Hal’s arrival on Athmoora finds a planet undergoing its own Game of Thrones moment as the leaders of each tribe are fighting against each other and war has erupted across the planet. Hal himself falls to an attack and awakens to discover that his ring is gone. “Sir Hal of the Green Lamp” does find one comrade who provides him with “the sword of the champion in jade” so Hal has something to protect himself with. The two plots collide as we learn that the Majistry has returned as feared….and they’ve chosen Athmoora as a trap for Hal. To raise the stakes the Majistry have brought some familiar faces to Athmoora as a welcome committee for Hal – The Shark, Black Hand, Major Force, Hector Hammond, and what looks to be Dr. Polaris and one of the versions of the Tattooed Man. Hector greets Hal, showing off that he has Hal’s ring and revealing that it now answers to Hector. The issue ends with Hector challenging Hal and Hal, with his trademark smirk, accepting the challenge.

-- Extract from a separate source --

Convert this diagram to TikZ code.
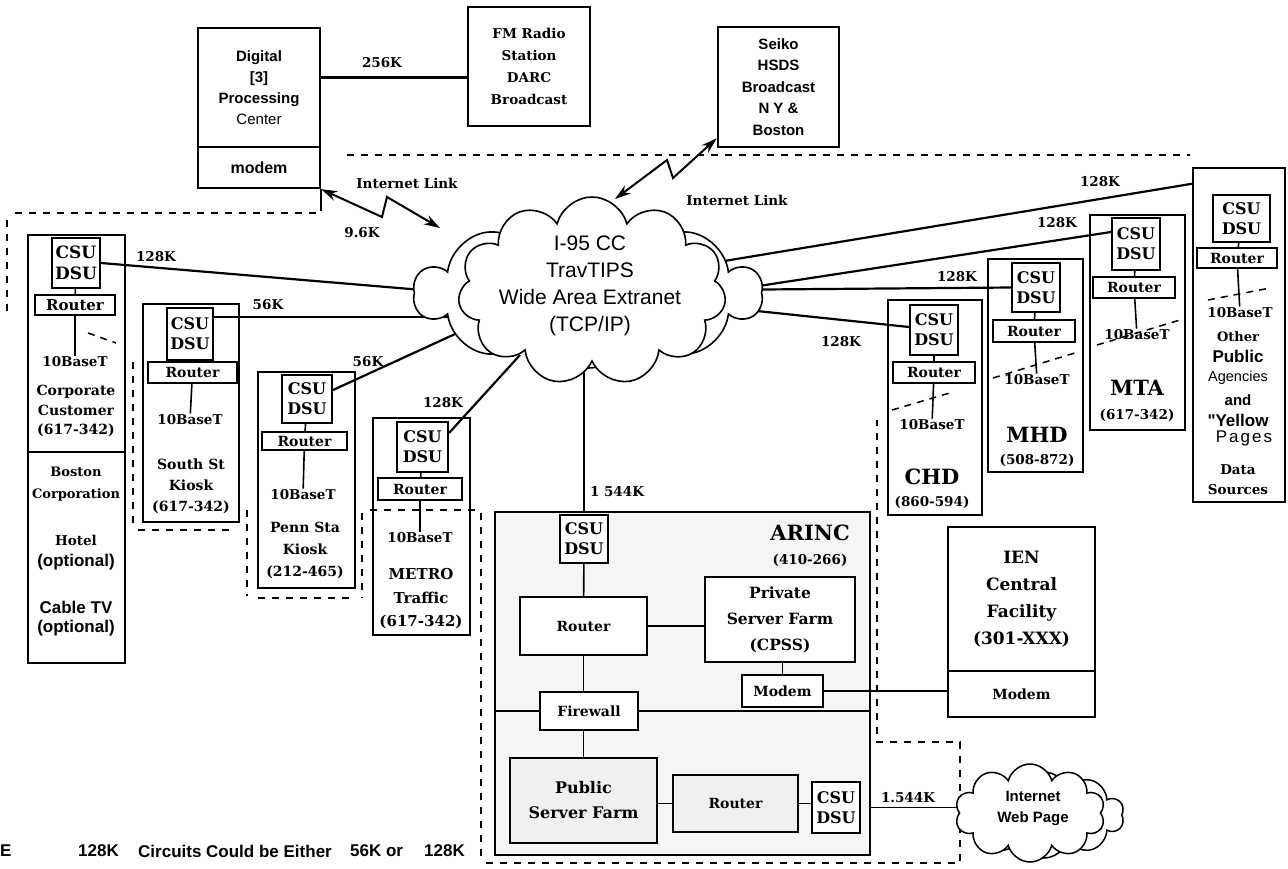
\documentclass[tikz,border=0pt]{standalone}
\usepackage{fontspec}
\newfontfamily\scanfont{DejaVu Serif}
\newfontfamily\arialfont{Liberation Sans}
\usetikzlibrary{shapes.symbols,arrows.meta}
\pgfdeclarelayer{bg}
\pgfsetlayers{bg,main}
\newcommand\setfs[2]{\fontsize{#1pt}{#2pt}\selectfont}
% \bx{style}{name}{x1}{y1}{x2}{y2}{text}
\newcommand\bx[7]{%
  \pgfmathsetmacro\bxw{#5-#3}\pgfmathsetmacro\bxh{#6-#4}%
  \pgfmathsetmacro\bxx{(#3+#5)/2}\pgfmathsetmacro\bxy{(#4+#6)/2}%
  \node[#1,minimum width=\bxw pt,minimum height=\bxh pt] (#2) at (\bxx,\bxy) {#7};}
\begin{document}
\begin{tikzpicture}[x=1pt,y=-1pt,
  site/.style={draw,line width=2.4pt,inner sep=0pt},
  dev/.style={draw,line width=2pt,inner sep=0pt,fill=white},
  lbl/.style={font=\scanfont\bfseries\setfs{13.5}{19},align=center,inner sep=1pt},
  csu/.style={font=\scanfont\bfseries\setfs{16}{20},align=center},
  rtr/.style={font=\scanfont\bfseries\setfs{14}{16},align=center},
  bigl/.style={font=\scanfont\bfseries\setfs{21}{24},align=center,inner sep=1pt},
  sns/.style={font=\arialfont\bfseries\setfs{15}{21},align=center,inner sep=1pt},
  leg/.style={anchor=west,font=\arialfont\bfseries\setfs{17}{20},inner sep=0pt},
  lnk/.style={line width=2.2pt},
  conn/.style={line width=1.6pt},
  dsh/.style={line width=1.6pt,dash pattern=on 7pt off 7pt},
  bus/.style={line width=1.5pt,dash pattern=on 7pt off 6pt},
  zap/.style={line width=2pt,>={Stealth[length=16pt,width=10pt]},<->},
  cl/.style={cloud,cloud ignores aspect,draw,line width=1.6pt,fill=white,inner sep=0pt},
]
\useasboundingbox (0,0) rectangle (1288,868);

% ---------- dashed outlines
\draw[dsh] (15,213) -- (320,213);
\draw[dsh] (347,155) -- (1190,155);
\draw[dsh] (7,220) -- (7,312);
\draw[dsh] (133,362) -- (133,524);
\draw[dsh] (138,530) -- (236,530);
\draw[dsh] (247,510) -- (247,596);
\draw[dsh] (362,513) -- (362,598);
\draw[dsh] (258,598) -- (354,598);
\draw[dsh] (370,510) -- (475,510);
\draw[dsh] (481,513) -- (481,863);
\draw[dsh] (486,863) -- (960,863) -- (960,742) -- (877,742) -- (877,420);

% ---------- top boxes
\bx{site,sns}{dig}{198}{28}{320}{147}{Digital\\{[3]}\\Processing\\{\mdseries Center}}
\bx{site,sns,font=\arialfont\bfseries\setfs{16}{20}}{modem}{198}{147}{320}{188}{modem}
\draw[site] (modem.south east) -- ++(0,22);
\bx{draw,line width=2pt,inner sep=0pt,lbl,font=\scanfont\bfseries\setfs{13.5}{22}}{fm}{468}{7}{590}{126}{FM Radio\\Station\\DARC\\Broadcast}
\draw[lnk] ([yshift=10pt]dig.east) -- ([yshift=10pt]dig.east -| fm.west);
\node[lbl] (l256) at (382,63) {256K};
\bx{draw,line width=2.6pt,inner sep=0pt,sns,font=\arialfont\bfseries\setfs{15}{21.5}}{seiko}{718}{27}{839}{147}{Seiko\\HSDS\\Broadcast\\N Y \&\\Boston}

% ---------- clouds
\node[cl,minimum width=347pt,minimum height=150pt] (cloud) at (588,293) {};
\node[cl,cloud puffs=11,minimum width=268pt,minimum height=188pt] (cloudIn) at (592,291) {};
\node[font=\arialfont\setfs{21}{27},align=center] (cloudT) at (590,286) {I-95 CC\\TravTIPS\\Wide Area Extranet\\(TCP/IP)};

\node[cl,line width=1.5pt,minimum width=160pt,minimum height=86pt] (inetB) at (1044,815) {};
\node[cl,line width=1.5pt,minimum width=150pt,minimum height=98pt] (inet) at (1030,813) {};
\node[sns] (inetT) at (1033,808) {Internet\\Web Page};

% ---------- internet links
\coordinate (zA) at (440,228);
\coordinate (zB) at (615,199);
\draw[zap] (modem.south east) -- (382,217) -- (387,197) -- (zA);
\draw[zap] (zB) -- (667,160) -- (673,178) -- ([yshift=10pt]seiko.south west);
\node[lbl] (il1) at (407,183) {Internet Link};
\node[lbl] (il2) at (737,200) {Internet Link};
\node[lbl] (l96) at (362,233) {9.6K};

% ---------- Corporate customer
\bx{site}{corp}{28}{235}{125}{452}{}
\bx{site}{corpB}{28}{452}{125}{663}{}
\bx{dev,csu,font=\scanfont\bfseries\setfs{17}{21}}{corpCSU}{52}{238}{100}{288}{CSU\\DSU}
\bx{dev,rtr,font=\scanfont\bfseries\setfs{15}{16}}{corpR}{35}{295}{115}{315}{Router}
\node[lbl] (corpT) at (75,362) {10BaseT};
\node[lbl,font=\scanfont\bfseries\setfs{14}{19.5}] (corpN) at (76,411) {Corporate\\Customer\\(617-342)};
\node[lbl,font=\scanfont\bfseries\setfs{13}{22}] (corpBo) at (76,484) {Boston\\Corporation};
\node[lbl] (hotel) at (76,540) {Hotel};
\node[sns,font=\arialfont\bfseries\setfs{17}{20}] (opt1) at (76,562) {(optional)};
\node[sns,font=\arialfont\bfseries\setfs{17}{20}] (cab) at (76,607) {Cable TV};
\node[sns,font=\arialfont\bfseries\setfs{17}{20}] (opt2) at (76,628) {(optional)};
\draw[conn] (corpCSU) -- (corpR);
\draw[conn] (corpR) -- (corpT);
\draw[bus] (88,333) -- (116,343);

% ---------- South St
\bx{site}{south}{143}{304}{239}{522}{}
\bx{dev,csu}{southCSU}{167}{308}{213}{360}{CSU\\DSU}
\bx{dev,rtr}{southR}{148}{362}{237}{383}{Router}
\node[lbl] (southT) at (190,420) {10BaseT};
\node[lbl,font=\scanfont\bfseries\setfs{14}{21}] (southN) at (191,486) {South St\\Kiosk\\(617-342)};
\draw[conn] (southCSU) -- (southR);
\draw[conn] (southR) -- (southT);

% ---------- Penn Sta
\bx{site}{penn}{258}{372}{355}{588}{}
\bx{dev,csu}{pennCSU}{282}{375}{332}{423}{CSU\\DSU}
\bx{dev,rtr}{pennR}{262}{432}{347}{450}{Router}
\node[lbl] (pennT) at (303,495) {10BaseT};
\node[lbl,font=\scanfont\bfseries\setfs{14}{22}] (pennN) at (305,550) {Penn Sta\\Kiosk\\(212-465)};
\draw[conn] (pennCSU) -- (pennR);
\draw[conn] (pennR) -- (pennT);

% ---------- METRO
\bx{site}{metro}{373}{418}{470}{635}{}
\bx{dev,csu}{metroCSU}{397}{422}{448}{472}{CSU\\DSU}
\bx{dev,rtr}{metroR}{378}{478}{462}{500}{Router}
\node[lbl] (metroT) at (420,538) {10BaseT};
\node[lbl,font=\scanfont\bfseries\setfs{15}{23.5}] (metroN) at (421,599) {METRO\\Traffic\\(617-342)};
\draw[conn] (metroCSU) -- (metroR);
\draw[conn] (metroR) -- (metroT);

% ---------- ARINC
\bx{site,line width=2.6pt,fill=black!4}{arinc}{495}{512}{870}{855}{}
\bx{dev,csu}{arincCSU}{560}{515}{608}{563}{CSU\\DSU}
\bx{dev,rtr}{arincR}{520}{597}{647}{655}{Router}
\bx{dev,line width=2.4pt,lbl,font=\scanfont\bfseries\setfs{15.5}{26}}{psf}{705}{577}{855}{662}{Private\\Server Farm\\(CPSS)}
\node[bigl] (arincN) at (810,533) {ARINC};
\node[lbl] (arincNum) at (810,560) {(410-266)};
\bx{dev,rtr}{modemA}{742}{675}{823}{707}{Modem}
\bx{dev,rtr}{fw}{540}{692}{638}{730}{Firewall}
\bx{dev,line width=2.4pt,fill=black!6,lbl,font=\scanfont\bfseries\setfs{16}{25}}{pub}{510}{758}{657}{843}{Public\\Server Farm}
\bx{dev,rtr,fill=black!6}{router2}{673}{775}{798}{832}{Router}
\bx{dev,csu}{csu2}{812}{782}{860}{833}{CSU\\DSU}
\node[lbl] (l1544a) at (617,492) {1 544K};
\node[lbl] (l1544b) at (908,798) {1.544K};
\draw[conn] (arincCSU) -- (arincR);
\draw[conn] (arincR.east) -- (arincR.east -| psf.west);
\draw[conn] (modemA.north) -- (modemA.north |- psf.south);
\draw[conn] (arincR.south) -- (arincR.south |- fw.north);
\draw[conn] (fw.west) -- (fw.west -| arinc.west);
\draw[conn] (fw.east) -- (fw.east -| arinc.east);
\draw[conn] (pub.north) -- (pub.north |- fw.south);
\draw[conn] (router2.west) -- (router2.west -| pub.east);
\draw[conn] (router2.east) -- (router2.east -| csu2.west);

% ---------- IEN
\bx{site,line width=2.2pt,lbl,font=\scanfont\bfseries\setfs{17}{27}}{ien}{948}{527}{1095}{671}{IEN\\Central\\Facility\\(301-XXX)}
\bx{site,line width=2.2pt,rtr}{ienM}{948}{671}{1095}{717}{Modem}
\draw[conn] (modemA.east) -- (modemA.east -| ienM.west);

% ---------- CHD
\bx{site}{chd}{888}{300}{982}{515}{}
\bx{dev,csu}{chdCSU}{910}{305}{958}{355}{CSU\\DSU}
\bx{dev,rtr}{chdR}{893}{362}{975}{383}{Router}
\node[lbl] (chdT) at (932,425) {10BaseT};
\node[bigl] (chdN) at (932,477) {CHD};
\node[lbl] (chdNum) at (932,502) {(860-594)};
\draw[conn] (chdCSU) -- (chdR);
\draw[conn] (chdR) -- (chdT);
\draw[bus] (892,410) -- (953,392);

% ---------- MHD
\bx{site}{mhd}{988}{259}{1083}{472}{}
\bx{dev,csu}{mhdCSU}{1012}{263}{1060}{312}{CSU\\DSU}
\bx{dev,rtr}{mhdR}{993}{320}{1075}{342}{Router}
\node[lbl] (mhdT) at (1037,380) {10BaseT};
\node[bigl] (mhdN) at (1037,435) {MHD};
\node[lbl] (mhdNum) at (1037,460) {(508-872)};
\draw[conn] (mhdCSU) -- (mhdR);
\draw[conn] (mhdR) -- (mhdT);
\draw[bus] (993,378) -- (1078,352);

% ---------- MTA
\bx{site}{mta}{1090}{215}{1185}{430}{}
\bx{dev,csu}{mtaCSU}{1112}{218}{1160}{270}{CSU\\DSU}
\bx{dev,rtr}{mtaR}{1093}{277}{1175}{298}{Router}
\node[lbl] (mtaT) at (1137,335) {10BaseT};
\node[bigl] (mtaN) at (1137,388) {MTA};
\node[lbl] (mtaNum) at (1137,415) {(617-342)};
\draw[conn] (mtaCSU) -- (mtaR);
\draw[conn] (mtaR) -- (mtaT);
\draw[bus] (1097,345) -- (1180,320);

% ---------- Other public agencies
\bx{site}{oth}{1193}{168}{1285}{502}{}
\bx{dev,csu}{othCSU}{1213}{195}{1270}{242}{CSU\\DSU}
\bx{dev,rtr}{othR}{1197}{248}{1277}{268}{Router}
\node[lbl] (othT) at (1240,313) {10BaseT};
\node[lbl,font=\scanfont\bfseries\setfs{13}{16}] (othO) at (1238,337) {Other};
\node[sns,font=\arialfont\bfseries\setfs{17}{20}] (othP) at (1238,356) {Public};
\node[font=\arialfont\setfs{14.5}{18},inner sep=1pt] (othA) at (1238,378) {Agencies};
\node[sns] (othAnd) at (1238,400) {and};
\node[sns,font=\arialfont\bfseries\setfs{17}{20}] (othY) at (1238,420) {"Yellow};
\node[font=\arialfont\setfs{17}{20},inner sep=1pt] (othPg) at (1244,438) {P\kern2pt a\kern2pt g\kern2pt e\kern2pt s};
\node[lbl] (othD) at (1238,470) {Data};
\node[lbl] (othS) at (1238,490) {Sources};
\draw[conn] (othCSU) -- (othR);
\draw[conn] (othR) -- (othT);
\draw[bus] (1208,300) -- (1270,288);

% ---------- rate labels
\node[lbl] (r1) at (156,257) {128K};
\node[lbl] (r2) at (268,305) {56K};
\node[lbl] (r3) at (368,362) {56K};
\node[lbl] (r4) at (443,403) {128K};
\node[lbl] (r5) at (1100,182) {128K};
\node[lbl] (r6) at (1057,223) {128K};
\node[lbl] (r7) at (957,277) {128K};
\node[lbl] (r8) at (841,342) {128K};

% ---------- legend
\node[leg] (legE) at (0,851) {E};
\node[leg] (leg1) at (78,851) {128K};
\node[leg] (leg2) at (138,851) {Circuits Could be Either};
\node[leg] (leg3) at (350,851) {56K or};
\node[leg] (leg4) at (424,851) {128K};

% ---------- links into the clouds (behind)
\coordinate (cA) at (470,294);
\coordinate (cB) at (480,317);
\coordinate (cC) at (490,318);
\coordinate (cD) at (520,355);
\coordinate (cE) at (700,265);
\coordinate (cF) at (700,295);
\coordinate (cG) at (700,290);
\coordinate (cH) at (700,305);
\begin{pgfonlayer}{bg}
\draw[lnk] (corpCSU.east) -- (cA);
\draw[lnk] ([yshift=17pt]southCSU.east) -- (cB);
\draw[lnk] ([yshift=9pt]pennCSU.east) -- (cC);
\draw[lnk] ([yshift=14pt]metroCSU.east) -- (cD);
\draw[lnk] ([yshift=-17pt]oth.north west) -- (cE);
\draw[lnk] ([yshift=12pt]mtaCSU.west) -- (cF);
\draw[lnk] (mhdCSU.west) -- (cG);
\draw[lnk] ([yshift=3pt]chdCSU.west) -- (cH);
\draw[lnk] (arincCSU.north) -- (arincCSU.north |- cloudIn.center);
\draw[conn] (csu2.east) -- (csu2.east -| inet.center);
\end{pgfonlayer}
\end{tikzpicture}
\end{document}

This sets the stage for the finale and one which on the surface seems to put Hal in the position of stepping down should he survive. It’s here where I wonder if DC’s new editorial has interfered with Morrison’s original story and told him to end the series by putting Hal on the shelf so that DC can focus on other characters. It also could be just Morrison threatening Hal with this kind of change as a commentary on Morrison’s own disenchantment with DC’s direction now that AT&T has imposed their ownership on them. Hal is not one to just step aside and with how Morrison has made the power ring capable of independent decision making the ring might just decide it isn’t going anywhere other than on Hal’s finger. There are a number of ways this can play out and I find myself looking forward to the conclusion with some mixed feelings.
As far as the art goes, I don’t know what more I can say about Liam Sharp that I haven’t said before. There’s just so much creativity at play here and Sharp seems to take himself to a whole other level once again. The scenes on Athmoora are just stunning. The page where we see the ship sailing on the sea of flames accompanied by soldiers riding on giant spiders is just beautifully painted art that seems more suited for a gallery than a comic book.
The Green Lantern: Season Two #11 has some heady narrative, but it accomplishes the tasks of defining what this series is leading up to in the next and final chapter. Grant Morrison has put Hal in perhaps his greatest challenge yet, faced with the gravest of situations against some of his greatest foes with nothing but his bravado and a sword between him and the end. And should he win his reward just might be getting punished for possessing the very qualities that make him the greatest being to wield a power ring. Between Morrison’s set up and Liam Sharp’s stunning artwork, this one’s a great experience. Nine out of ten lanterns.